Rząd przewiduje, że lockdown potrwa co najmniej do 14 stycznia. Co najmniej do 9 stycznia wszystkie szkoły będą pracować zdalnie. Nowe restrykcje zaczną obowiązywać w niedzielę, 19 grudnia, z samego rana.
Koronawirus w Holandii. Rekordy zakażeń
Łącznie od początku pandemii w Holandii odnotowało niemal 3 miliony przypadków koronawirusa, a w związku z COVID-19 zmarło ponad 20 tysięcy osób. W ostatnim czasie odnotowywano rekordowe dzienne liczby zakażeń. Na przełomie listopada i grudnia dzienny bilans kilkukrotnie przekraczał 20 tysięcy zakażeń, co w ubiegłym roku nie zdarzyło się ani razu. Odnotowywano przy tym niższe liczby zgonów niż w zeszłym roku.
W pełni zaszczepionych jest niemal 13 milionów Holendrów, czyli 73 proc. populacji. Łącznie w kraju podano prawie 25 milionów dawek szczepionki.

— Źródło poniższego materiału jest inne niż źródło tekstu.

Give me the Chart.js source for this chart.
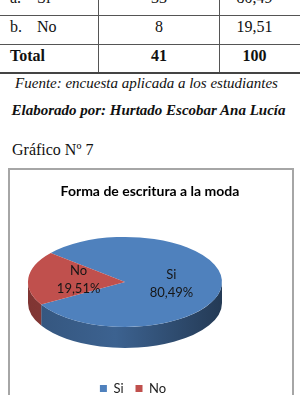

Holenderski rząd zaczął zaostrzać obostrzenia w połowie listopada. Zdecydowano wówczas, że restauracje i gastronomia będą mogły funkcjonować tylko od 6 do 20, a sklepy były zamykane o godzinie 18. Imprezy sportowe mogły się odbywać bez udziału publiczności. Już wtedy rząd rekomendował, aby nie przyjmować w domach więcej niż czterech gości. – Pracuj w domu, chyba, że nie ma innej możliwości – przekonywał szef rządu.